Who Gives LIfe to the Dead

As I’ve said before, death is ugly. If you don’t think death is ugly, either you don’t care much about the thing that is dying, or you have walled yourself off from feeling anything at all. Even if you’re really, truly walking in faith, I think you still find death ugly; you’re just able to see beyond that.

I had some promises. I was watching death come. I’m not saying that I saw little progress. I’m not saying I saw no progress. I’m saying that all reason for hoping was dying. It was ugly. I was discouraged and then some. In the middle of that discouragement, I made the decision to believe God. I’ve gotta just do it, I said. And a few days later, I had a lovely day of feeling confident. Then the next morning I suffered a severe disappointment, and, that quickly, I felt myself sinking, sinking, sinking.

Something was different that time, though, because I was determined I was not just going to cave in to this discouragement. I asked the Lord to help me, and began typing everything that I could think of in the way of promises the Lord had given to me, etc. In between blowing my nose and wiping my eyes, I typed as fast as I could all God’s promises and goodness that I could think of quickly. In the middle of my writing, which included stuff about resurrection, I understood something I’d never quite understood before.

Paul said that if our hope is in this life only, we are the most miserable of men. I’ve been that. Okay, so I was the most miserable of women. But why is that? Why would a “Christian,” whose hope is in this life only, be more miserable than any old person out there? I was miserable largely because I had these huge dreams, knew I couldn’t and wouldn’t bring them about by my own efforts, yet still had my hope in this life only. It is a sure-fire recipe for misery.

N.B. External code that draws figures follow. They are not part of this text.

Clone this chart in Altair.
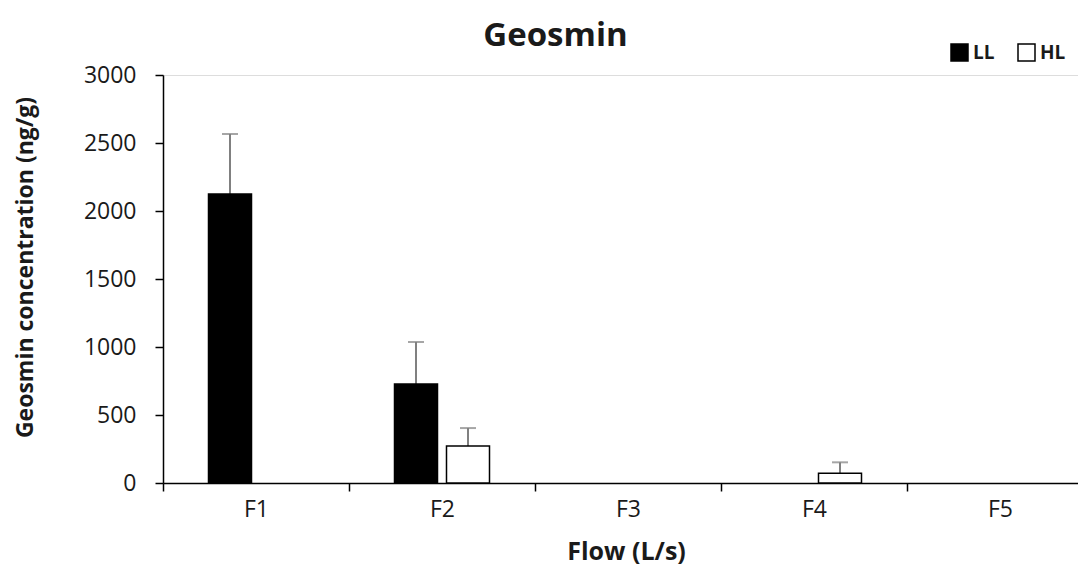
import altair as alt
import pandas as pd

categories = ["F1", "F2", "F3", "F4", "F5"]
series = ["LL", "HL"]
ll_values = [2125, 728, 0, 0, 0]
ll_errors = [441, 309, 0, 0, 0]
hl_values = [0, 272, 0, 72, 0]
hl_errors = [0, 132, 0, 80, 0]
y_ticks = [0, 500, 1000, 1500, 2000, 2500, 3000]

rows = []
for i, c in enumerate(categories):
    rows.append(dict(flow=c, series="LL", value=ll_values[i], err=ll_errors[i]))
    rows.append(dict(flow=c, series="HL", value=hl_values[i], err=hl_errors[i]))
df = pd.DataFrame(rows)
df["top"] = df["value"] + df["err"]

FONT = "Open Sans"
TXT = "#1a1a1a"

x_enc = alt.X(
    "flow:N",
    sort=categories,
    scale=alt.Scale(domain=categories, range=[0, 930], paddingInner=0, paddingOuter=0),
    axis=alt.Axis(
        title="Flow (L/s)",
        labelAngle=0,
        tickBand="extent",
        tickSize=8,
        tickWidth=1.5,
        tickColor="black",
        domainColor="black",
        domainWidth=1.5,
        labelPadding=7,
        labelFontSize=23,
        labelColor=TXT,
        labelFont=FONT,
        titleFont=FONT,
        titleFontSize=25,
        titleFontWeight="bold",
        titleColor=TXT,
        titleX=463,
        titleY=76,
        titleBaseline="alphabetic",
        titleAlign="center",
    ),
)
xoff_enc = alt.XOffset(
    "series:N",
    sort=series,
    scale=alt.Scale(domain=series, paddingInner=0.173, paddingOuter=0.875),
)
y_axis = alt.Axis(
    title="Geosmin concentration (ng/g)",
    values=y_ticks,
    format="d",
    grid=False,
    tickSize=8,
    tickWidth=1.5,
    tickColor="black",
    domainColor="black",
    domainWidth=1.5,
    labelPadding=19,
    labelFontSize=23,
    labelColor=TXT,
    labelFont=FONT,
    titleFont=FONT,
    titleFontSize=23,
    titleFontWeight="bold",
    titleColor=TXT,
    titleAngle=270,
    titleX=-138,
    titleY=192,
    titleAlign="center",
    titleBaseline="middle",
)
y_scale = alt.Scale(domain=[0, 3000], nice=False, zero=True)

bars = alt.Chart(df).transform_filter("datum.value > 0").mark_bar(stroke="black", strokeWidth=1.5).encode(
    x=x_enc,
    xOffset=xoff_enc,
    y=alt.Y("value:Q", scale=y_scale, axis=y_axis),
    fill=alt.Fill(
        "series:N",
        sort=series,
        scale=alt.Scale(domain=series, range=["#000000", "#ffffff"]),
        legend=alt.Legend(
            title=None,
            orient="none",
            legendX=787,
            legendY=-32,
            direction="horizontal",
            symbolType="square",
            symbolSize=289,
            symbolStrokeColor="black",
            symbolStrokeWidth=1.5,
            symbolOpacity=1,
            labelFontSize=19,
            labelFontWeight="bold",
            labelFont=FONT,
            labelColor=TXT,
            labelOffset=4,
            columnPadding=20,
            padding=0,
        ),
    ),
)

err_base = alt.Chart(df).transform_filter("datum.err > 0")
rules = err_base.mark_rule(color="#808080", strokeWidth=2).encode(
    x=x_enc,
    xOffset=xoff_enc,
    y=alt.Y("value:Q", scale=y_scale, axis=y_axis),
    y2="top:Q",
)
caps = err_base.mark_tick(color="#808080", thickness=2, size=16, orient="horizontal").encode(
    x=x_enc,
    xOffset=xoff_enc,
    y=alt.Y("top:Q", scale=y_scale, axis=y_axis),
)

chart = (
    alt.layer(rules, caps, bars)
    .properties(
        width=915,
        height=408,
        autosize=alt.AutoSizeParams(type="none"),
        padding={"left": 155, "top": 67, "right": 0, "bottom": 84},
        title=alt.TitleParams(
            "Geosmin",
            font=FONT,
            fontSize=33,
            fontWeight="bold",
            color=TXT,
            anchor="middle",
            frame="group",
            dx=-65,
            dy=36,
            offset=0,
            baseline="alphabetic",
        ),
    )
    .configure_view(stroke=None)
    .configure(background="white")
)

chart.save("out.html", embed_options={"renderer": "svg", "actions": False})
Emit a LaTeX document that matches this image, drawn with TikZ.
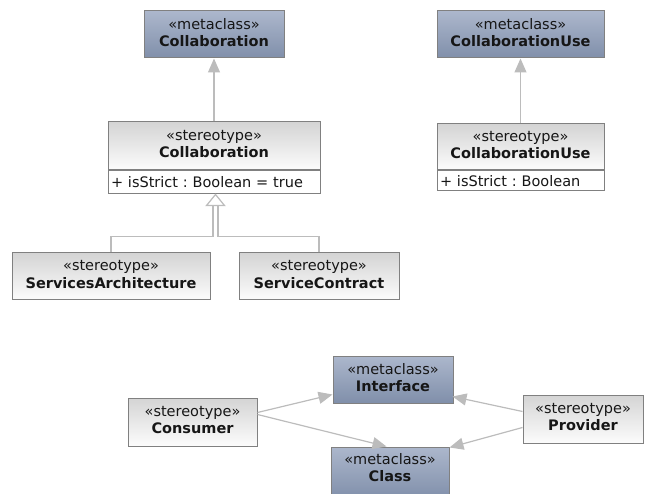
\documentclass[tikz,border=0pt]{standalone}
\usepackage{fontspec}
\setmainfont{DejaVu Sans}
\usetikzlibrary{arrows.meta,calc}
\frenchspacing

\definecolor{metaTop}{RGB}{172,183,204}
\definecolor{metaBot}{RGB}{128,143,170}
\definecolor{stereoTop}{RGB}{212,212,212}
\definecolor{stereoBot}{RGB}{252,252,252}
\definecolor{frame}{RGB}{128,128,128}
\definecolor{link}{RGB}{188,188,188}
\definecolor{ink}{RGB}{22,22,22}

% fixed line strut so every two-line heading sits at the same height
\newcommand{\hdstrut}{\rule[-4pt]{0pt}{13pt}}
\newcommand{\twoline}[2]{\hdstrut #1\\\hdstrut\textbf{#2}}

\tikzset{
  box/.style={draw=frame, line width=1pt, inner sep=0pt, align=center,
              text=ink, font=\fontsize{14.5}{17.5}\selectfont},
  meta/.style={box, top color=metaTop, bottom color=metaBot},
  stereo/.style={box, top color=stereoTop, bottom color=stereoBot},
  attr/.style={draw=frame, line width=1pt, fill=white, anchor=north,
               inner xsep=3pt, inner ysep=0pt, align=left, text=ink,
               font=\fontsize{14.5}{17.5}\selectfont},
  ext/.style={draw=link, line width=1.2pt,
              -{Triangle[length=14pt,width=12pt]}},
  gen/.style={draw=link, line width=1.2pt},
}

\begin{document}
\begin{tikzpicture}[x=1pt,y=-1pt]
  \useasboundingbox (0,0) rectangle (645,494);

  % metaclasses
  \node[meta, minimum width=140pt, minimum height=47pt] (mcC) at (214,34.5)
       {\twoline{«metaclass»}{Collaboration}};
  \node[meta, minimum width=167pt, minimum height=47pt] (mcCU) at (520.5,34.5)
       {\twoline{«metaclass»}{CollaborationUse}};

  % stereotypes with an attribute compartment
  \node[stereo, minimum width=212pt, minimum height=48pt] (stC) at (214,146)
       {\twoline{«stereotype»}{Collaboration}};
  \node[attr, minimum height=23pt, text width=206pt] (stCattr) at (stC.south)
       {+ isStrict : Boolean = true};

  \node[stereo, minimum width=167pt, minimum height=46pt] (stCU) at (520.5,147)
       {\twoline{«stereotype»}{CollaborationUse}};
  \node[attr, minimum height=20pt, text width=161pt] (stCUattr) at (stCU.south)
       {+ isStrict : Boolean};

  % specialised stereotypes
  \node[stereo, minimum width=198pt, minimum height=47pt] (sa) at (111,276.5)
       {\twoline{«stereotype»}{ServicesArchitecture}};
  \node[stereo, minimum width=160pt, minimum height=47pt] (sc) at (319,276.5)
       {\twoline{«stereotype»}{ServiceContract}};

  % consumer / provider group
  \node[stereo, minimum width=129pt, minimum height=48pt] (cons) at (192.5,422)
       {\twoline{«stereotype»}{Consumer}};
  \node[meta, minimum width=120pt, minimum height=47pt] (iface) at (393,379.5)
       {\twoline{«metaclass»}{Interface}};
  % Class runs past the lower page edge
  \node[meta, minimum width=118pt, minimum height=52pt] (class) at (390,473)
       {\hdstrut«metaclass»\\\rule[-11.5pt]{0pt}{13pt}\textbf{Class}};
  \node[stereo, minimum width=120pt, minimum height=48pt] (prov) at (583,419)
       {\twoline{«stereotype»}{Provider}};

  % extensions
  \draw[ext] (stC.north) -- (mcC.south);
  \draw[ext] (stCU.north) -- (mcCU.south);

  % generalizations into Collaboration
  \coordinate (gtip) at ($(stCattr.south)+(1.5,0)$);
  \draw[gen] (sa.north) |- ($(gtip)+(-2.5,42)$) -- ($(gtip)+(-2.5,10)$);
  \draw[gen] (sc.north) |- ($(gtip)+(2.5,42)$) -- ($(gtip)+(2.5,10)$);
  \draw[gen, fill=white, line join=miter] (gtip) -- ++(-9,11) -- ++(18,0) -- cycle;

  % extensions of the consumer and provider
  \draw[ext] ($(cons.north east)+(0,15)$) -- ($(iface.north west)+(0,39)$);
  \draw[ext] ($(cons.north east)+(0,17)$) -- ($(class.north west)+(56,0)$);
  \draw[ext] ($(prov.north west)+(0,17)$) -- ($(iface.north east)+(-1,41)$);
  \draw[ext] ($(prov.north west)+(0,33)$) -- ($(class.north east)+(0,1)$);
\end{tikzpicture}
\end{document}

But surely God wants our lives to be better—in this life—than the lives of those who don’t love Him! Surely! Must all our hope be in heaven? Will God keep none of His promises here?

Ah. Maybe “this life” means more than it seems. Maybe “this life” is what Abraham and Sarah had when they were thirty and forty years old. Maybe “this life” was what Joseph had before he was sold into slavery, what Moses had when he lived in the house of Pharaoh’s daughter, or what David had when he was still Saul’s fair-haired boy. If our hope is in that, we are doubly miserable, because God’s way always involves bringing “this life” to an end, so that all natural advantages are eliminated, so that it’s all about God’s choice.

When we see death in our circumstances, we may grieve, but we won’t lose hope … if our hope is in God, who gives life to the dead.